TEMPO.CO, Jakarta - Wakil Presiden Jusuf Kalla atau JK menilai naiknya iuran BPJS Kesehatan tidak akan memberatkan rakyat. Ia membandingkannya dengan kemampuan masyarakat membeli pulsa.
"Beli pulsa aja jauh lebih besar dari itu. Masak lebih mementingkan pulsa daripada kesehatan," kata dia di Kantor Wakil Presiden, Jalan Medan Merdeka Utara, Jakarta, Selasa, 8 Oktober 2019.
Menurut JK, kenaikan iuran ini untuk menutupi defisit yang dialami BPJS Kesehatan tiap tahunnya. Pemerintah, kata dia, juga tetap menanggung biaya lebih dari 120 juta masyarakat tidak mampu.
"Sebenarnya ini hanya cara pergantian defisit, karena kalau defisit pemerintah juga bayar. Tapi kalau ini naik tarif, pemerintah juga yang bayar yang lebih 120 juta itu," ujarnya.
JK berujar masyarakat yang tidak masuk kategori kurang mampu seharusnya tidak masalah jika iuran BPJS Kesehatan dinaikkan sekitar Rp 20 ribu. "Itu kurang lebih Rp 20 ribu per bulan itu seharga satu bungkus rokok bagi yang merokok, jadi jangan dianggap itu menyusahkan rakyat kecil," ucapnya.
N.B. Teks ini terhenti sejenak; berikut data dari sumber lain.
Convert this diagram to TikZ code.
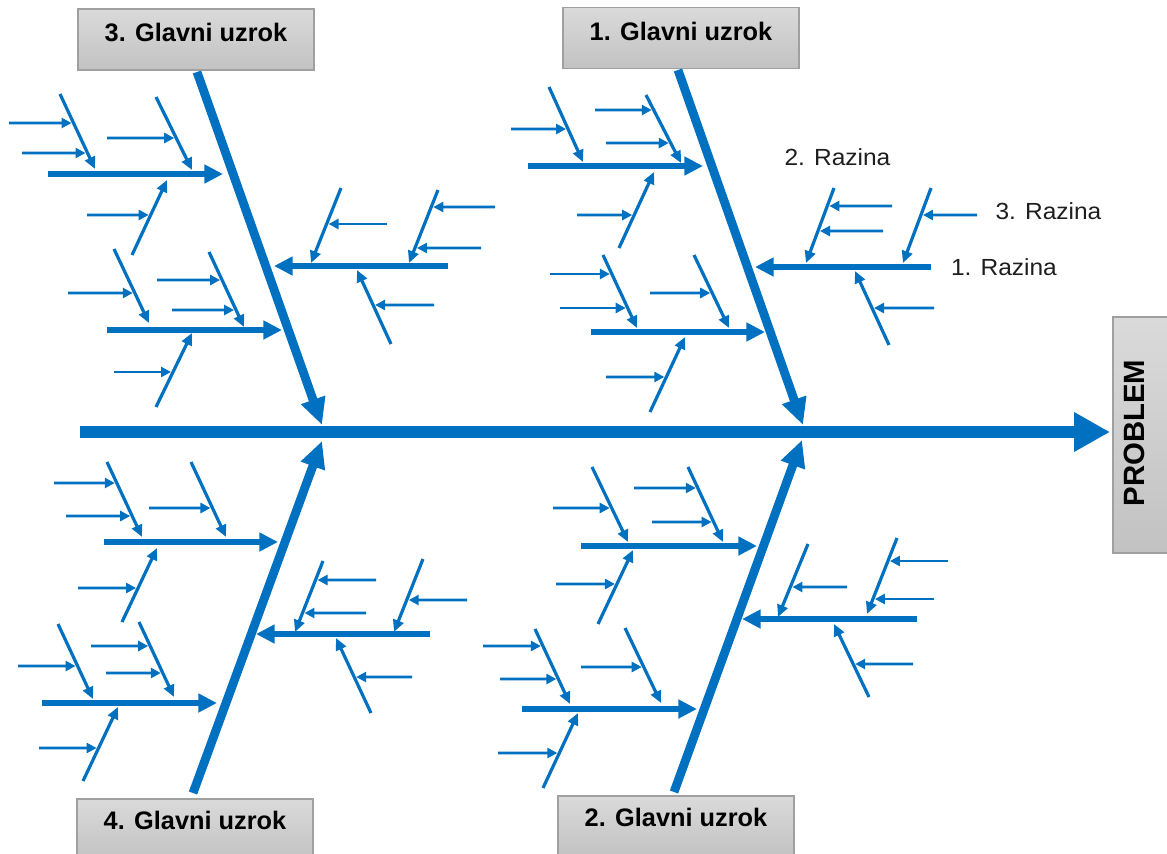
\documentclass[tikz,border=0pt]{standalone}
\usepackage{fontspec}
\setmainfont{Liberation Sans}
\newfontfamily\razfont[FakeStretch=1.05]{Liberation Sans}
\usetikzlibrary{arrows.meta,calc}
\definecolor{fishblue}{RGB}{0,112,192}
\definecolor{boxtop}{RGB}{218,218,218}
\definecolor{boxbot}{RGB}{194,194,194}
\definecolor{boxline}{RGB}{160,160,160}
\definecolor{labeltext}{RGB}{30,30,30}

% level-2 horizontal arrow: name, x start, x tip, y
\newcommand{\Ltwo}[4]{\coordinate (#1s) at (#2,#4); \coordinate (#1e) at (#3,#4); \draw[lvltwo] (#1s) -- (#1e);}
% level-3 slanted arrow: name, start, tip
\newcommand{\Lthree}[5]{\coordinate (#1a) at (#2,#3); \coordinate (#1b) at (#4,#5); \draw[lvlthree] (#1a) -- (#1b);}
% level-4 small arrow onto a level-3 line: line name, x start, y
\newcommand{\Lfour}[3]{\coordinate (#1f#3) at (#2,#3); \draw[lvlfour] (#1f#3) -- (intersection cs: first line={(#1a)--(#1b)}, second line={(0,#3)--(1000,#3)});}

\begin{document}
\begin{tikzpicture}[x=0.75pt,y=-0.75pt,
  spine/.style={draw=fishblue, line width=9pt, -{Triangle[length=27pt,width=28pt]}},
  bone/.style={draw=fishblue, line width=6.6pt, -{Triangle[length=20pt,width=18pt]}},
  lvltwo/.style={draw=fishblue, line width=4pt, -{Triangle[length=14pt,width=13.5pt]}},
  lvlthree/.style={draw=fishblue, line width=2.4pt, -{Triangle[length=9pt,width=8pt]}},
  lvlfour/.style={draw=fishblue, line width=2pt, shorten >=1.5pt, -{Triangle[length=7.5pt,width=7.5pt]}},
  causebox/.style={draw=boxline, line width=0.8pt, top color=boxtop, bottom color=boxbot,
     minimum width=177pt, minimum height=45.75pt, inner sep=0pt},
  boxtext/.style={font=\bfseries\fontsize{19}{22}\selectfont, text=black, inner sep=0pt},
  razina/.style={font=\razfont\fontsize{17.5}{20}\selectfont, text=labeltext, inner sep=0pt}]
\useasboundingbox (0,0) rectangle (1167,853);

% ---------- boxes ----------
\node[causebox] (box3) at (196,39.5) {};
\node[boxtext] (box3t) at (196,32) {3. Glavni uzrok};
\node[causebox] (box1) at (681,38) {};
\node[boxtext] (box1t) at (681,31) {1. Glavni uzrok};
\node[causebox] (box4) at (195,829.5) {};
\node[boxtext] (box4t) at (195,820) {4. Glavni uzrok};
\node[causebox] (box2) at (676,826.5) {};
\node[boxtext] (box2t) at (676,817) {2. Glavni uzrok};
\node[causebox, rotate=90] (prob) at (1143.5,435) {};
\node[boxtext, font=\bfseries\fontsize{22}{25}\selectfont, rotate=90] (probt) at (1134,433) {PROBLEM};

% ---------- spine and main bones ----------
\coordinate (sps) at (80,432);
\coordinate (spe) at (1110,432);
\draw[spine] (sps) -- (spe);
\coordinate (b3s) at (197,72);  \coordinate (b3e) at (322,425);
\coordinate (b1s) at (678,70);  \coordinate (b1e) at (803,425);
\coordinate (b4s) at (193,793); \coordinate (b4e) at (322,441);
\coordinate (b2s) at (674,792); \coordinate (b2e) at (802,440);
\draw[bone] (b3s) -- (b3e);
\draw[bone] (b1s) -- (b1e);
\draw[bone] (b4s) -- (b4e);
\draw[bone] (b2s) -- (b2e);

% ---------- quadrant A (3. Glavni uzrok) ----------
\Ltwo{A1}{48}{223}{174}
\Ltwo{A2}{107}{282}{330}
\Ltwo{A3}{448}{274}{266}
\Lthree{A1a}{60}{94}{95}{169}    \Lfour{A1a}{9}{123} \Lfour{A1a}{22}{153}
\Lthree{A1b}{156}{97}{192}{170}  \Lfour{A1b}{107}{138}
\Lthree{A1c}{132}{255}{167}{180} \Lfour{A1c}{87}{215}
\Lthree{A2a}{114}{249}{149}{323} \Lfour{A2a}{68}{293}
\Lthree{A2b}{209}{252}{244}{327} \Lfour{A2b}{157}{280} \Lfour{A2b}{172}{310}
\Lthree{A2c}{156}{407}{192}{333} \Lfour{A2c}{114}{372}
\Lthree{A3a}{341}{188}{311}{263} \Lfour{A3a}{387}{224}
\Lthree{A3b}{438}{190}{409}{263} \Lfour{A3b}{495}{207} \Lfour{A3b}{481}{248}
\Lthree{A3c}{391}{344}{357}{270} \Lfour{A3c}{434}{305}

% ---------- quadrant B (1. Glavni uzrok) ----------
\Ltwo{B1}{528}{703}{166}
\Ltwo{B2}{591}{765}{332}
\Ltwo{B3}{931}{755}{267}
\Lthree{B1a}{549}{87}{583}{162}  \Lfour{B1a}{511}{129}
\Lthree{B1b}{646}{95}{681}{163}  \Lfour{B1b}{595}{110} \Lfour{B1b}{606}{143}
\Lthree{B1c}{619}{248}{654}{172} \Lfour{B1c}{577}{215}
\Lthree{B2a}{603}{255}{637}{328} \Lfour{B2a}{550}{274} \Lfour{B2a}{560}{308}
\Lthree{B2b}{694}{255}{729}{328} \Lfour{B2b}{650}{293}
\Lthree{B2c}{650}{412}{685}{337} \Lfour{B2c}{606}{377}
\Lthree{B3a}{834}{188}{806}{263} \Lfour{B3a}{892}{206} \Lfour{B3a}{883}{231}
\Lthree{B3b}{931}{188}{903}{263} \Lfour{B3b}{977}{215}
\Lthree{B3c}{889}{345}{855}{271} \Lfour{B3c}{934}{308}

% ---------- quadrant C (4. Glavni uzrok) ----------
\Ltwo{C1}{104}{278}{542}
\Ltwo{C2}{42}{217}{703}
\Ltwo{C3}{430}{256}{634}
\Lthree{C1a}{107}{462}{142}{537} \Lfour{C1a}{54}{483} \Lfour{C1a}{66}{516}
\Lthree{C1b}{191}{462}{226}{537} \Lfour{C1b}{149}{508}
\Lthree{C1c}{122}{622}{157}{548} \Lfour{C1c}{78}{588}
\Lthree{C2a}{58}{624}{93}{699}   \Lfour{C2a}{18}{666}
\Lthree{C2b}{139}{622}{174}{697} \Lfour{C2b}{91}{646} \Lfour{C2b}{106}{673}
\Lthree{C2c}{83}{781}{118}{707}  \Lfour{C2c}{39}{748}
\Lthree{C3a}{323}{561}{295}{632} \Lfour{C3a}{376}{580} \Lfour{C3a}{366}{613}
\Lthree{C3b}{423}{559}{394}{632} \Lfour{C3b}{467}{600}
\Lthree{C3c}{371}{713}{336}{638} \Lfour{C3c}{412}{677}

% ---------- quadrant D (2. Glavni uzrok) ----------
\Ltwo{D1}{581}{757}{546}
\Ltwo{D2}{522}{697}{709}
\Ltwo{D3}{917}{742}{619}
\Lthree{D1a}{592}{467}{628}{542} \Lfour{D1a}{553}{508}
\Lthree{D1b}{688}{467}{723}{542} \Lfour{D1b}{634}{488} \Lfour{D1b}{652}{522}
\Lthree{D1c}{598}{624}{633}{550} \Lfour{D1c}{556}{584}
\Lthree{D2a}{535}{629}{570}{704} \Lfour{D2a}{483}{646} \Lfour{D2a}{500}{679}
\Lthree{D2b}{625}{628}{661}{703} \Lfour{D2b}{581}{667}
\Lthree{D2c}{543}{788}{578}{713} \Lfour{D2c}{498}{753}
\Lthree{D3a}{808}{544}{778}{617} \Lfour{D3a}{847}{587}
\Lthree{D3b}{897}{538}{867}{614} \Lfour{D3b}{948}{561} \Lfour{D3b}{934}{599}
\Lthree{D3c}{869}{697}{834}{624} \Lfour{D3c}{913}{664}

% ---------- level labels ----------
\node[razina] (raz2) at (837.5,157) {2. Razina};
\node[razina] (raz3) at (1048.5,211) {3. Razina};
\node[razina] (raz1) at (1004,267) {1. Razina};
\end{tikzpicture}
\end{document}
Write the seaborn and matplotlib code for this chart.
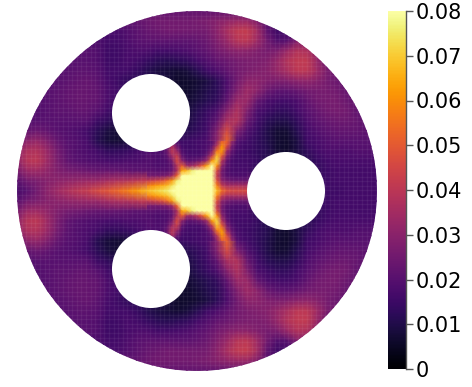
"""
Intensity on a disc with three holes
"""

import numpy as np

import matplotlib
matplotlib.use("Agg")

import matplotlib.pyplot as plt
import seaborn as sns

from matplotlib.patches import Circle

##########################################################
# Data (units of 0.001)
##########################################################

# whole disc, one row every 10 px
disc_rows = [
    [22]*37,
    [22]*13 + [24,25,25,25,25,26,27,29,31,33,33,28] + [20]*12,
    [17]*10 + [17,19,21,23,24,25,25,25,25,26,30,36,41,42,35,22,15,16] + [18]*9,
    [18]*8 + [18,16,16,18,20,21,21,21,21,21,22,24,28,33,39,40,34,25,19,20,28] + [28,24,22,22,22,22,22,22],
    [20]*7 + [20,19,15,15,17,18,18,16,16,17,18,20,22,25,28,30,30,28,26,27,33,38,37] + [30,24,22,22,22,22,22],
    [20]*6 + [20,20,19,15,15,17,16,14,12,11,12,13,16,19,22,24,26,27,27,28,32,38,41,41,33,24] + [22]*5,
    [20]*5 + [20,21,21,20,16,16,16,14,11,9,8,7,8,11,15,18,22,25,27,28,29,32,36,40,40,34,27,24] + [22]*4,
    [20]*4 + [20,21,22,23,21,17,15,13,12,11,10,8,6,6,7,9,12,18,25,30,30,28,27,28,30,31,29,26,24,22] + [22]*3,
    [20]*3 + [20,21,22,23,23,22,18,16,12,11,10,10,8,6,6,8,10,12,19,28,34,30,24,21,21,23,25,26,26,25,23] + [22]*3,
    [19,19,19,20,21,22,23,23,22,18,15,13,12,11,10,9,7,7,9,11,13,22,33,33,23,18,16,16,18,22,25,26,26,24,22,21,20],
    [19,19,19,20,21,21,22,22,20,16,14,13,12,11,10,10,8,8,11,14,18,29,37,28,18,15,13,13,16,20,23,25,26,25,22,20,20],
    [19,19,20,20,20,20,20,20,15,13,11,11,11,10,10,10,9,9,12,15,22,36,38,24,16,12,10,10,13,18,21,23,24,24,23,21,20],
    [20,22,24,22,20,19,18,16,12,9,7,7,8,10,10,10,10,11,13,16,28,46,28,19,14,10,7,7,11,16,19,21,22,22,22,21,20],
    [24,30,32,28,23,20,19,17,11,8,7,8,10,11,12,12,14,15,16,18,30,52,20,16,13,10,7,6,9,15,17,19,20,20,20,20,20],
    [30,37,38,33,26,21,19,18,16,13,13,14,16,18,18,22,30,16,16,19,55,34,17,15,13,11,7,6,9,13,16,18,18,18,19,19,19],
    [30,39,40,34,27,22,20,19,18,17,17,18,18,19,18,19,42,19,19,30,70,20,16,16,14,10,10,10,10,11,14,16,17,17,17,17,17],
    [26,33,34,31,28,26,25,24,23,23,23,22,21,21,20,20,30,52,68,85,44,19,17,17,12,12,12,12,12,12,13,15,16,16,16,16,16],
    [20,25,27,29,30,31,32,33,33,35,37,38,40,42,46,52,70,100,100,100,40,26,24,24,12,12,12,12,12,12,13,15,16,16,16,16,16],
    [17,20,25,30,34,37,40,42,46,49,53,57,62,68,72,76,88,100,100,100,60,46,46,46,30,12,12,12,12,12,13,15,15,16,16,16,16],
    [20,25,27,29,30,31,32,33,33,35,37,38,40,42,46,52,70,100,100,100,40,26,24,24,12,12,12,12,12,12,13,15,16,16,16,16,16],
    [26,33,34,31,28,26,25,24,23,23,23,22,21,21,20,20,30,52,68,85,44,19,17,17,12,12,12,12,12,12,13,15,16,16,16,16,16],
    [30,39,40,34,27,22,20,19,18,17,17,18,18,19,18,19,42,19,19,30,70,20,16,16,14,10,10,10,10,11,14,16,17,17,17,17,17],
    [30,37,38,33,26,21,19,18,16,13,13,14,16,18,18,22,30,16,16,19,55,34,17,15,13,11,7,6,9,13,16,18,18,18,19,19,19],
    [24,30,32,28,23,20,19,17,11,8,7,8,10,11,12,12,14,15,16,18,30,52,20,16,13,10,7,6,9,15,17,19,20,20,20,20,20],
    [20,22,24,22,20,19,18,16,12,9,7,7,8,10,10,10,10,11,13,16,28,46,28,19,14,10,7,7,11,16,19,21,22,22,22,21,20],
    [19,19,20,20,20,20,20,20,15,13,11,11,11,10,10,10,9,9,12,15,22,36,38,24,16,12,10,10,13,18,21,23,24,24,23,21,20],
    [19,19,19,20,21,21,22,22,20,16,14,13,12,11,10,10,8,8,11,14,18,29,37,28,18,15,13,13,16,20,23,25,26,25,22,20,20],
    [19,19,19,20,21,22,23,23,22,18,15,13,12,11,10,9,7,7,9,11,13,22,33,33,23,18,16,16,18,22,25,26,26,24,22,21,20],
    [20]*3 + [20,21,22,23,23,22,18,16,12,11,10,10,8,6,6,8,10,12,19,28,34,30,24,21,21,23,25,26,26,25,23] + [22]*3,
    [20]*4 + [20,21,22,23,21,17,15,13,12,11,10,8,6,6,7,9,12,18,25,30,30,28,27,28,30,31,29,26,24,22] + [22]*3,
    [20]*5 + [20,21,21,20,16,16,16,14,11,9,8,7,8,11,15,18,22,25,27,28,29,32,36,40,40,34,27,24] + [22]*4,
    [20]*6 + [20,20,19,15,15,17,16,14,12,11,12,13,16,19,22,24,26,27,27,28,32,38,41,41,33,24] + [22]*5,
    [20]*7 + [20,19,15,15,17,18,18,16,16,17,18,20,22,25,28,30,30,28,26,27,33,38,37] + [30,24,22,22,22,22,22],
    [18]*8 + [18,16,16,18,20,21,21,21,21,21,22,24,28,33,39,40,34,25,19,20,28] + [28,24,22,22,22,22,22,22],
    [17]*10 + [17,19,21,23,24,25,25,25,25,26,30,36,41,42,35,22,15,16] + [18]*9,
    [22]*13 + [24,25,25,25,25,26,27,29,31,33,33,28] + [20]*12,
    [22]*37,
]

# star in the middle, one row every 5 px
star_rows = [
    [12,12,12,12,14,18,16,15,15,15,16,16,18,19,30,50,52,32,20,17,16],
    [13,14,15,16,22,36,24,16,15,15,16,17,18,22,38,60,46,26,18,16,15],
    [18,18,18,18,24,40,32,18,16,16,16,17,19,28,55,62,34,22,17,16,15],
    [19,19,18,18,21,34,42,22,17,17,17,18,24,40,68,50,27,19,16,15,15],
    [19,19,18,18,19,26,46,30,21,21,23,26,34,62,72,38,22,17,16,16,16],
    [19,19,18,18,19,22,38,50,34,34,40,50,64,82,60,30,20,17,16,16,16],
    [21,21,20,20,20,24,36,64,68,76,88,95,100,88,46,25,19,17,17,17,17],
    [26,26,26,26,28,34,52,80,95,100,100,100,100,80,42,26,20,19,18,18,18],
    [42,44,46,48,54,62,76,95,100,100,100,100,100,85,48,30,26,24,24,24,24],
    [58,60,63,65,68,74,88,100,100,100,100,100,100,88,58,42,36,36,36,36,36],
    [68,70,72,74,76,82,92,100,100,100,100,100,100,92,68,54,48,46,46,46,46],
    [58,60,63,65,68,74,88,100,100,100,100,100,100,88,58,42,36,36,36,36,36],
    [42,44,46,48,54,62,76,95,100,100,100,100,100,85,48,30,26,24,24,24,24],
    [26,26,26,26,28,34,52,80,95,100,100,100,100,80,42,26,20,19,18,18,18],
    [21,21,20,20,20,24,36,64,68,76,88,95,100,88,46,25,19,17,17,17,17],
    [19,19,18,18,19,22,38,50,34,34,40,50,64,82,60,30,20,17,16,16,16],
    [19,19,18,18,19,26,46,30,21,21,23,26,34,62,72,38,22,17,16,16,16],
    [19,19,18,18,21,34,42,22,17,17,17,18,24,40,68,50,27,19,16,15,15],
    [18,18,18,18,24,40,32,18,16,16,16,17,19,28,55,62,34,22,17,16,15],
    [13,14,15,16,22,36,24,16,15,15,16,17,18,22,38,60,46,26,18,16,15],
    [12,12,12,12,14,18,16,15,15,15,16,16,18,19,30,50,52,32,20,17,16],
]

cbar_ticks = [0, 0.01, 0.02, 0.03, 0.04, 0.05, 0.06, 0.07, 0.08]
cbar_labels = ["0", "0.01", "0.02", "0.03", "0.04", "0.05", "0.06", "0.07", "0.08"]

##########################################################
# Figure
##########################################################

sns.set_style("white")
plt.rcParams["font.family"] = "DejaVu Sans"

W, H = 472, 387

fig = plt.figure(figsize=(W / 100, H / 100), dpi=100)


def px_axes(x0, y0, x1, y1):
    return fig.add_axes([x0 / W, (H - y1) / H, (x1 - x0) / W, (y1 - y0) / H])


ax = px_axes(17, 11, 377, 371)
cax = px_axes(388, 11, 406, 369)
star_ax = px_axes(147, 141, 247, 241)

##########################################################
# Heatmaps
##########################################################

sns.heatmap(
    np.array(disc_rows) / 1000,
    ax=ax,
    cbar_ax=cax,
    vmin=0,
    vmax=0.08,
    cmap="inferno",
    shading="gouraud",
    xticklabels=False,
    yticklabels=False,
    cbar_kws={"ticks": cbar_ticks}
)
ax.set_xlim(0, 36)
ax.set_ylim(36, 0)
ax.axis("off")
ax.collections[0].set_clip_path(Circle((18, 18), 18, transform=ax.transData))

sns.heatmap(
    np.array(star_rows) / 1000,
    ax=star_ax,
    cbar=False,
    vmin=0,
    vmax=0.08,
    cmap="inferno",
    shading="gouraud",
    xticklabels=False,
    yticklabels=False
)
star_ax.set_xlim(0, 20)
star_ax.set_ylim(20, 0)
star_ax.axis("off")

##########################################################
# Colorbar
##########################################################

cax.set_yticklabels(cbar_labels)
cax.tick_params(
    axis="y",
    length=5,
    width=1,
    color="#555555",
    labelcolor="black",
    labelsize=15,
    pad=2,
    right=True
)
cax.spines["right"].set_visible(True)
cax.spines["right"].set_color("#555555")
cax.spines["right"].set_linewidth(1)

##########################################################
# Faint mesh lines and the holes
##########################################################

top = fig.add_axes([0, 0, 1, 1])
top.set_xlim(0, W)
top.set_ylim(H, 0)
top.axis("off")

mesh_clip = Circle((197, 191), 180, transform=top.transData)
mesh_pos = np.arange(17, 378, 4.6)
vert = top.vlines(mesh_pos, 11, 371, color="white", alpha=0.055, linewidth=1)
horiz = top.hlines(mesh_pos - 6, 17, 377, color="white", alpha=0.055, linewidth=1)
vert.set_clip_path(mesh_clip)
horiz.set_clip_path(mesh_clip)

for hole_x, hole_y in [(151, 113), (151, 269), (286, 191)]:
    top.add_patch(Circle((hole_x, hole_y), 39, facecolor="white", edgecolor="none", zorder=5))

plt.savefig("out.png", dpi=100)
plt.close()
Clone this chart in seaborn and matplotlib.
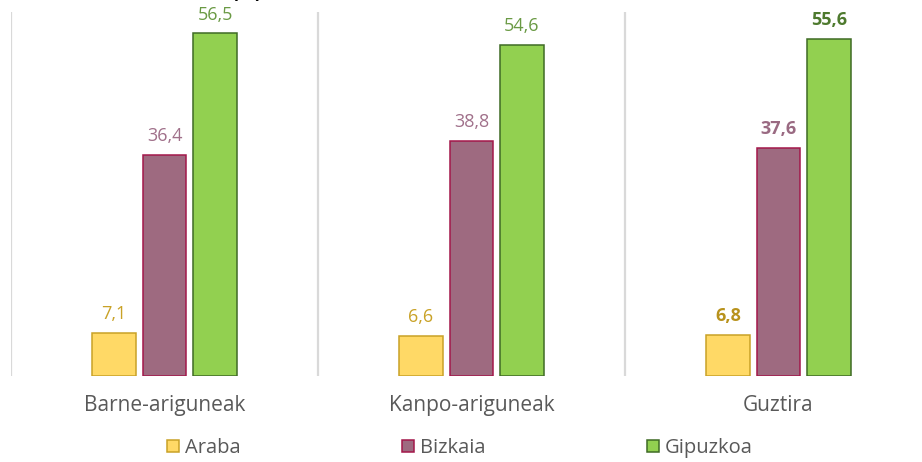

Selain itu, kata JK, ke depan pembiayaan iuran BPJS Kesehatan akan dibantu oleh pemerintah daerah. "Artinya penduduk satu daerah, ini silakan kelola dengan dana sekian. Lebih desentralistis. Pokoknya kalau sudah naik, kalau sudah naik dan tidak ada lagi defisitnya," ujarnya.